- Zenki -
Par Maître Dõgen
Shôbôgenzô ch. 22 : Zenki (全機), "La totale activité", 1242.
Zenki est l’attitude face à la diversité de la vie d’un moine zen - loin des apparences - qui pratiquerait la Voie du Bouddha. Même si nous contrôlons la voile, le gouvernail, les rames, le bateau, ses qualités restent inchangées : nous en avons absolument besoin pour survivre. Inversement, le bateau ne peut fonctionner correctement sans nous. A chacun sa propre vie, à chacun sa propre mort. Par cela, nous pouvons découvrir la véritable nature de notre existence.
La grande Voie de tous les Bouddhas et le but ultime dans le bouddhisme sont le détachement de la vie et de la mort et la réalisation de l’éveil. Nous devons nous détacher de la vie en étant dans la vie, et de la mort en étant dans la mort. Quand nous sommes vivants, la vie est l’activité essentielle et dans la mort, la mort devient l’activité principale. La vie, c’est faire l’expérience de la vie. La mort, c’est faire l’expérience de la mort. La vie et la mort sont l’expression de la vérité effective. S’en détacher complètement, c’est s’immerger entièrement dans la vie et dans la mort.
Comprendre la vie et la mort est un des moyens avec lequel les Bodhisattvas obtiennent leur salut et celui des autres.
La réalisation de l’éveil est la vie véritable - sans entraves. Quand nous réalisons l’éveil, le sens de la vie et de la mort devient totalement clair. Cependant, cette expérience ne peut être définie ni par la conscience, ni par la connaissance, ni par les notions telles que gros ou petit, infini ou fini, long ou court, près ou loin.

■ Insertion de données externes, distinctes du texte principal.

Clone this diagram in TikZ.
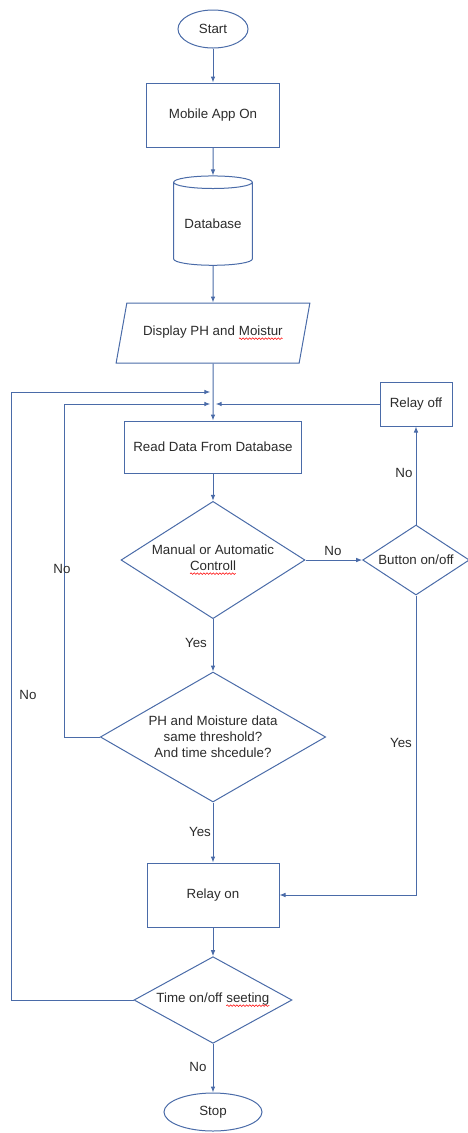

Notre vie concrète est constituée de cette expérience et de la même manière, cette expérience est constituée de la vie. La vie s’en va et s’en vient, apparaît et disparaît. La vie est l’expérience globale de la vie, inversement la mort est l’expérience intégrale de la mort. C’est le sens qui est donné à la nature incommensurable de la pratique bouddhiste. Si nous réfléchissons sur notre vie présente et si, graduellement, nous nous éveillons, le monde commence à se manifester à nous dans sa véritable apparence. L’activité de la vie contient l’univers tout entier. Chaque instant détient complètement l’existence.
La vie est comme être sur un bateau. Même si nous contrôlons la voile, le gouvernail, les rames, le bateau, ses qualités restent inchangées : nous en avons absolument besoin pour survivre. Inversement, le bateau ne peut fonctionner correctement sans nous. L’homme et le bateau se complètent harmonieusement, exprimant totalement l’interdépendance. Quand l’homme et le bateau fonctionnent ensemble et forment une entité, toutes les activités du ciel, toute l’eau et tout le rivage aussi proviennent du même temps et du même espace. En quelque sorte, toutes les circonstances travaillent ensemble harmonieusement. C’est de cette manière que la vie et notre existence fonctionnent conjointement.
Selon Maître Engo Kokugon : " La vie est l’expérience globale de la vie. La mort est l’expérience intégrale de la mort. " Ces deux dimensions ne s’opposant pas, elles existent ensemble dans l’expérience de l’univers tout entier. Elles n’ont aucun rapport avec l’espace et le temps. L’expérience universelle se réalise dans la vie et la mort, et rien ne peut faire obstruction. Mais individuellement, chaque expérience de vie et de mort, bien qu’elle ne soit pas totalement différente, n’est pas comparable à une expérience universelle. A chacun sa propre vie, à chacun sa propre mort. Par cela, nous pouvons découvrir la véritable nature de notre existence. C’est comme un homme qui étire ses membres ou bien qui dort agrippé à son oreiller. C’est l’actualisation de la divine lumière et de l’activité tout entière.
Vie et mort apparaissent à chaque instant. Elles apparaissent instantanément, naturellement, sans y penser. Si nous nous efforçons sérieusement, nous pouvons percevoir leur apparence. Au moment de la réalisation, la vie et la mort deviennent complètement claires. Surtout, n’allez pas penser que cela n’est pas une réalisation du passé. Chaque instant contient la réalité toute entière. Reconnaître cela, c’est la réalisation sans fin qui se renouvelle sans cesse.
Dôgen Zenji.
Prononcé au château du Daimyo Hatanô Izumono Kami Yoshishige le 17 décembre 1242 recopié par Ejô.